Freundin
- Categories: Women's magazine
- Frequency: Fortnightly
- Publisher: Burda Style Group
- Founded: 1948; 78 years ago
- Company: Hubert Burda Media
- Country: Germany
- Based in: Munich
- Language: German
- Website: freundin.de
- OCLC: 310976090

= Freundin =

Biweekly women's magazine in Germany

Freundin (/de/, lit. '(female) friend') is a biweekly women's magazine published in Munich. Launched in 1948, it is one of the earliest magazines in its category.

==History and profile==
Freundin was established in 1948. The magazine is part of Hubert Burda Media and is published by Burda Style Group on a fortnightly basis on Wednesdays. The headquarters of the magazine is in Munich. The magazine targets women from the age of 25 years.

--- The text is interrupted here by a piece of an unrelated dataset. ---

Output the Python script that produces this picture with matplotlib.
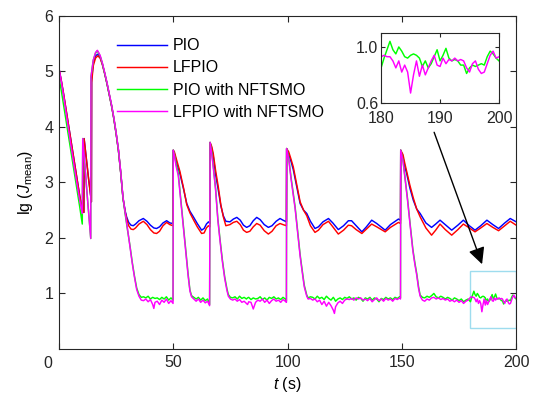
import numpy as np
import matplotlib
matplotlib.use('Agg')
import matplotlib.pyplot as plt
from matplotlib.patches import Rectangle

plt.rcParams['font.family'] = ['Liberation Sans', 'DejaVu Sans']
plt.rcParams['mathtext.fontset'] = 'custom'
plt.rcParams['mathtext.rm'] = 'Liberation Sans'
plt.rcParams['mathtext.it'] = 'Liberation Sans:italic'

# ---- data ----
# PIO (blue)
pio_t = [0, 1, 2, 3, 4, 5, 6, 7, 8, 9, 10, 10.9, 11.0, 12, 13, 14.2, 14.3, 15, 16, 17, 18, 19, 20,
         21, 22, 23, 24, 25, 26, 27, 28, 29, 29.6, 30.5, 31.5, 32.5, 33.5, 35, 36.9, 38.5, 40, 41.5,
         42.7, 44, 45.5, 47.1, 48.5, 49.9,
         50.0, 50.5, 51.5, 52.9, 54.5, 55.9, 57.3, 58.8, 60.5, 62.4, 63.5, 64.5, 65.4, 66.0,
         66.1, 66.8, 67.5, 68.5, 69.7, 70.8, 71.9, 73, 74.8, 76.3, 77.8, 79.3, 80.7, 82.1, 83.5, 85,
         86.5, 88, 89.8, 91.6, 93.2, 95, 96.7, 98, 99.5,
         99.6, 100.5, 101.5, 102.5, 104, 105.5, 107, 108.4, 110, 112, 113.5, 115.5, 117.9, 119.8,
         122.2, 124.5, 126.6, 128, 130, 132.5, 134.5, 136.8, 139, 142.7, 145, 148.5, 149.4,
         149.5, 150.5, 151.2, 152.1, 153.5, 155, 156.5, 158, 160.5, 163, 164.8, 166.7, 169, 171.8,
         174.5, 176.9, 179.5, 182, 184.5, 187.2, 189.8, 192.3, 195, 197.4, 200]
pio_y = [5.05, 4.84, 4.60, 4.34, 4.08, 3.82, 3.55, 3.30, 3.03, 2.78, 2.55, 2.46, 3.79, 3.42, 3.05,
         2.65, 4.85, 5.15, 5.28, 5.31, 5.26, 5.13, 4.96, 4.78, 4.58, 4.38, 4.15, 3.88, 3.58, 3.18,
         2.72, 2.48, 2.38, 2.28, 2.23, 2.22, 2.25, 2.31, 2.35, 2.30, 2.23, 2.18, 2.17, 2.20, 2.27,
         2.31, 2.27, 2.26,
         3.58, 3.52, 3.35, 3.16, 2.88, 2.62, 2.48, 2.38, 2.26, 2.14, 2.17, 2.25, 2.29, 2.26,
         3.72, 3.62, 3.47, 3.15, 2.86, 2.58, 2.40, 2.30, 2.29, 2.34, 2.37, 2.32, 2.23, 2.19, 2.22,
         2.31, 2.37, 2.33, 2.24, 2.19, 2.22, 2.30, 2.35, 2.32, 2.29,
         3.61, 3.50, 3.38, 3.23, 2.92, 2.62, 2.50, 2.44, 2.30, 2.17, 2.20, 2.29, 2.35, 2.27, 2.15,
         2.22, 2.31, 2.31, 2.22, 2.11, 2.20, 2.32, 2.26, 2.14, 2.24, 2.34, 2.32,
         3.58, 3.45, 3.30, 3.16, 2.90, 2.68, 2.52, 2.44, 2.27, 2.19, 2.25, 2.32, 2.24, 2.14, 2.23,
         2.32, 2.22, 2.14, 2.22, 2.32, 2.24, 2.17, 2.27, 2.35, 2.29]

# LFPIO (red)
lfpio_t = pio_t
lfpio_y = [5.05, 4.84, 4.60, 4.34, 4.08, 3.82, 3.55, 3.30, 3.03, 2.78, 2.55, 2.46, 3.79, 3.42, 3.05,
           2.65, 4.80, 5.10, 5.24, 5.28, 5.24, 5.12, 4.96, 4.78, 4.58, 4.38, 4.15, 3.88, 3.58, 3.18,
           2.72, 2.46, 2.35, 2.22, 2.16, 2.15, 2.18, 2.25, 2.30, 2.24, 2.15, 2.09, 2.08, 2.12, 2.22,
           2.28, 2.24, 2.22,
           3.58, 3.55, 3.40, 3.20, 2.90, 2.60, 2.45, 2.33, 2.20, 2.08, 2.09, 2.18, 2.22, 2.20,
           3.72, 3.65, 3.52, 3.22, 2.92, 2.60, 2.38, 2.22, 2.24, 2.28, 2.30, 2.24, 2.14, 2.10, 2.12,
           2.20, 2.26, 2.23, 2.13, 2.07, 2.12, 2.22, 2.26, 2.24, 2.22,
           3.61, 3.55, 3.42, 3.28, 2.96, 2.65, 2.50, 2.40, 2.22, 2.10, 2.14, 2.24, 2.30, 2.20, 2.07,
           2.14, 2.23, 2.22, 2.15, 2.08, 2.16, 2.25, 2.20, 2.11, 2.19, 2.28, 2.26,
           3.58, 3.50, 3.36, 3.20, 2.95, 2.72, 2.52, 2.38, 2.18, 2.05, 2.14, 2.25, 2.15, 2.05, 2.15,
           2.25, 2.18, 2.11, 2.18, 2.26, 2.19, 2.13, 2.22, 2.30, 2.23]

# PIO with NFTSMO (green)
smo_t = [0, 1, 2, 3, 4, 5, 6, 7, 8, 9, 10.2, 10.4, 11, 12, 13, 13.9, 14.0, 15, 16, 16.8, 18, 19, 20,
         21, 22, 23, 24, 25, 26, 27, 28, 29, 30, 31, 32, 33, 34, 35,
         36, 37, 38, 39, 40, 41, 41.5, 42, 43, 44, 45, 46, 47, 48, 49, 49.9,
         50.0, 50.5, 51.2, 52.2, 53.3, 54.4, 55.5, 56.5, 57.3, 58, 59, 60, 61, 62, 63, 64, 65, 65.9,
         66.1, 66.8, 67.5, 68.5, 69.5, 70.5, 71.5, 72.5, 73.5, 74.1, 75, 76, 77, 78, 79, 80, 81, 82,
         82.5, 83, 84, 85, 86, 87, 88, 89, 90, 91, 92, 93, 94, 95, 96, 97, 98, 99, 99.5,
         99.6, 100.5, 101.5, 102.5, 103.3, 104.5, 105.5, 106.2, 107.3, 108.4, 109, 110, 111, 112,
         113, 114, 115, 116, 117, 118, 119, 120, 120.5, 121, 122, 123, 124, 125, 126, 127, 128, 129,
         130, 131, 132, 133, 134, 135, 136, 137, 138, 139, 140, 141, 142, 143, 144, 145, 146, 147,
         148, 149, 149.4,
         149.5, 150.5, 151.5, 152.5, 153.6, 154.8, 155.7, 156.5, 157.3, 158, 159, 160, 161, 162,
         163, 164, 165, 166, 167, 168, 169, 170, 171, 172, 173, 174, 175, 176, 177, 178, 179,
         180, 180.5, 181, 181.5, 182, 182.5, 183, 183.5, 184, 184.5, 185, 185.5, 186, 186.5, 187,
         187.5, 188, 188.5, 189, 189.5, 190, 190.5, 191, 191.5, 192, 192.5, 193, 193.5, 194, 194.5,
         195, 195.5, 196, 196.5, 197, 197.5, 198, 198.5, 199, 199.5, 200]
pio_smo_y = [4.88, 4.66, 4.40, 4.14, 3.88, 3.62, 3.36, 3.10, 2.84, 2.58, 2.25, 3.79, 3.50, 2.95,
             2.45, 1.99, 4.90, 5.20, 5.33, 5.37, 5.28, 5.14, 4.97, 4.79, 4.59, 4.39, 4.16, 3.89,
             3.59, 3.19, 2.72, 2.42, 2.14, 1.88, 1.58, 1.32, 1.10, 0.98,
             0.93, 0.94, 0.92, 0.95, 0.90, 0.93, 0.92, 0.91, 0.92, 0.89, 0.93, 0.90, 0.94, 0.88,
             0.92, 0.88,
             3.58, 3.50, 3.35, 3.16, 2.70, 2.26, 1.78, 1.35, 1.06, 0.96, 0.93, 0.90, 0.93, 0.88,
             0.92, 0.87, 0.90, 0.80,
             3.72, 3.55, 3.30, 2.90, 2.35, 1.96, 1.60, 1.30, 1.08, 0.98, 0.93, 0.92, 0.94, 0.90,
             0.95, 0.91, 0.93, 0.90, 0.92, 0.93, 0.89, 0.92, 0.90, 0.91, 0.94, 0.89, 0.92, 0.88,
             0.93, 0.91, 0.94, 0.90, 0.92, 0.89, 0.93, 0.90, 0.86,
             3.61, 3.45, 3.10, 2.80, 2.56, 2.10, 1.70, 1.48, 1.15, 0.97, 0.92, 0.94, 0.93, 0.90,
             0.95, 0.91, 0.93, 0.89, 0.95, 0.91, 0.88, 0.93, 0.90, 0.86, 0.90, 0.92, 0.89, 0.93,
             0.91, 0.94, 0.90, 0.92, 0.88, 0.93, 0.91, 0.86, 0.92, 0.90, 0.93, 0.88, 0.92, 0.90,
             0.85, 0.91, 0.89, 0.93, 0.90, 0.92, 0.89, 0.93, 0.91, 0.94, 0.92,
             3.58, 3.40, 3.05, 2.70, 2.26, 1.80, 1.55, 1.36, 1.12, 0.97, 0.93, 0.92, 0.95, 0.93,
             0.96, 1.00, 0.94, 0.92, 0.95, 0.93, 0.90, 0.93, 0.91, 0.88, 0.92, 0.90, 0.87, 0.90,
             0.85, 0.88, 0.90,
             0.85, 0.92, 0.98, 1.04, 0.98, 0.95, 1.00, 0.97, 0.93, 0.92, 0.94, 0.95, 0.94, 0.92,
             0.86, 0.90, 0.85, 0.88, 0.93, 0.98, 0.90, 0.94, 0.99, 0.92, 0.90, 0.91, 0.90, 0.87,
             0.87, 0.81, 0.85, 0.87, 0.86, 0.87, 0.88, 0.87, 0.93, 0.97, 0.95, 0.92, 0.90]

# LFPIO with NFTSMO (magenta)
lfpio_smo_y = [5.06, 4.82, 4.56, 4.28, 4.00, 3.73, 3.46, 3.20, 2.95, 2.70, 2.44, 3.79, 3.50, 2.95,
               2.45, 1.99, 4.90, 5.20, 5.34, 5.38, 5.29, 5.15, 4.98, 4.80, 4.60, 4.40, 4.17, 3.90,
               3.60, 3.20, 2.74, 2.44, 2.16, 1.86, 1.56, 1.30, 1.07, 0.95,
               0.88, 0.87, 0.90, 0.85, 0.89, 0.80, 0.73, 0.84, 0.86, 0.80, 0.88, 0.84, 0.90, 0.82,
               0.87, 0.82,
               3.58, 3.48, 3.30, 3.12, 2.66, 2.22, 1.74, 1.32, 1.04, 0.94, 0.90, 0.86, 0.90, 0.84,
               0.88, 0.83, 0.86, 0.78,
               3.72, 3.52, 3.27, 2.87, 2.32, 1.93, 1.57, 1.27, 1.05, 0.95, 0.90, 0.88, 0.90, 0.86,
               0.89, 0.84, 0.86, 0.82, 0.80, 0.85, 0.84, 0.72, 0.84, 0.88, 0.86, 0.90, 0.84, 0.88,
               0.82, 0.87, 0.90, 0.86, 0.88, 0.84, 0.89, 0.86, 0.84,
               3.61, 3.42, 3.07, 2.77, 2.53, 2.07, 1.67, 1.45, 1.12, 0.95, 0.90, 0.91, 0.88, 0.90,
               0.85, 0.88, 0.80, 0.86, 0.77, 0.84, 0.78, 0.70, 0.64, 0.76, 0.83, 0.86, 0.82, 0.88,
               0.90, 0.89, 0.91, 0.88, 0.92, 0.90, 0.92, 0.88, 0.90, 0.87, 0.91, 0.85, 0.89, 0.92,
               0.87, 0.90, 0.86, 0.91, 0.88, 0.90, 0.86, 0.91, 0.89, 0.92, 0.90,
               3.58, 3.38, 3.02, 2.67, 2.23, 1.77, 1.52, 1.33, 1.09, 0.95, 0.88, 0.86, 0.90, 0.88,
               0.92, 0.93, 0.90, 0.92, 0.89, 0.91, 0.88, 0.90, 0.86, 0.88, 0.85, 0.88, 0.84, 0.87,
               0.82, 0.86, 0.88,
               0.93, 0.94, 0.93, 0.93, 0.90, 0.85, 0.90, 0.82, 0.87, 0.82, 0.67, 0.80, 0.90, 0.79,
               0.87, 0.80, 0.85, 0.90, 0.94, 0.87, 0.86, 0.92, 0.88, 0.91, 0.90, 0.92, 0.90, 0.91,
               0.90, 0.85, 0.82, 0.88, 0.90, 0.84, 0.81, 0.82, 0.88, 0.94, 0.97, 0.92, 0.93]

labels = ['PIO', 'LFPIO', 'PIO with NFTSMO', 'LFPIO with NFTSMO']
colors = ['#0000ff', '#ff0000', '#00ff00', '#ff00ff']

fig = plt.figure(figsize=(5.36, 3.97), dpi=100)
ax = fig.add_axes([0.110, 0.121, 0.853, 0.839])

series = [(pio_t, pio_y), (lfpio_t, lfpio_y), (smo_t, pio_smo_y), (smo_t, lfpio_smo_y)]
for (t, y), c, lab in zip(series, colors, labels):
    ax.plot(t, y, color=c, lw=1.05, label=lab)

ax.set_xlim(0, 200)
ax.set_ylim(0, 6)
ax.set_xticks([0, 50, 100, 150, 200])
ax.set_xticklabels(['', '50', '100', '150', '200'])
ax.set_yticks([1, 2, 3, 4, 5, 6])
ax.tick_params(direction='in', top=True, right=True, length=4, width=0.8,
               labelsize=11.5, pad=4, colors='#262626')
ax.text(-4.8, -0.27, '0', ha='center', va='center', fontsize=11.5, color='#262626', clip_on=False)
for s in ax.spines.values():
    s.set_linewidth(0.8)
    s.set_color('#262626')
ax.set_xlabel(r'$t$ (s)', fontsize=11.5, labelpad=4)
ax.set_ylabel(r'lg ($J_{\mathrm{mean}}$)', fontsize=11.5, labelpad=7)

ax.legend(loc='upper left', bbox_to_anchor=(0.113, 0.952), frameon=False, fontsize=11.5,
          handlelength=3.1, handletextpad=0.4, labelspacing=0.45, borderaxespad=0)

# zoom box and arrow
ax.add_patch(Rectangle((180, 0.38), 20, 1.03, fill=False, ec='#9edcee', lw=1.0))
ax.annotate('', xy=(185.5, 1.48), xytext=(163.7, 3.95),
            arrowprops=dict(arrowstyle='-|>', color='k', lw=1.0, mutation_scale=25))

# inset
axi = fig.add_axes([0.711, 0.741, 0.220, 0.176])
axi.plot(smo_t, pio_smo_y, color=colors[2], lw=1.05)
axi.plot(smo_t, lfpio_smo_y, color=colors[3], lw=1.05)
axi.set_xlim(180, 200)
axi.set_ylim(0.6, 1.1)
axi.set_xticks([180, 190, 200])
axi.set_yticks([0.6, 1.0])
axi.set_yticklabels(['0.6', '1.0'])
axi.tick_params(direction='in', top=True, right=True, length=3, width=0.8,
                labelsize=11.5, pad=2, colors='#262626')
axi.tick_params(axis='x', pad=6)
for s in axi.spines.values():
    s.set_linewidth(0.8)
    s.set_color('#262626')

fig.savefig('out.png', dpi=100)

Freundin started its website in 1996. Renate Rosenthal is one of its former editors-in-chief. Nikolaus Albrecht was the editor-in-chief of Freundin between 2012 and 2019.

==Circulation==
In 2001, Freundin was the thirty-fifth best-selling women's magazine worldwide with a circulation of 605,000 copies. The magazine sold 465,418 copies during the fourth quarter of 2003. During the fourth quarter of 2004 its circulation was 517,269 copies. The circulation of the magazine 516,443 copies in 2010. It sold 366,039 copies in the fourth quarter of 2014. The magazine sold 237,867 copies in the first quarter of 2018 making it the second best-selling women's magazine in Germany.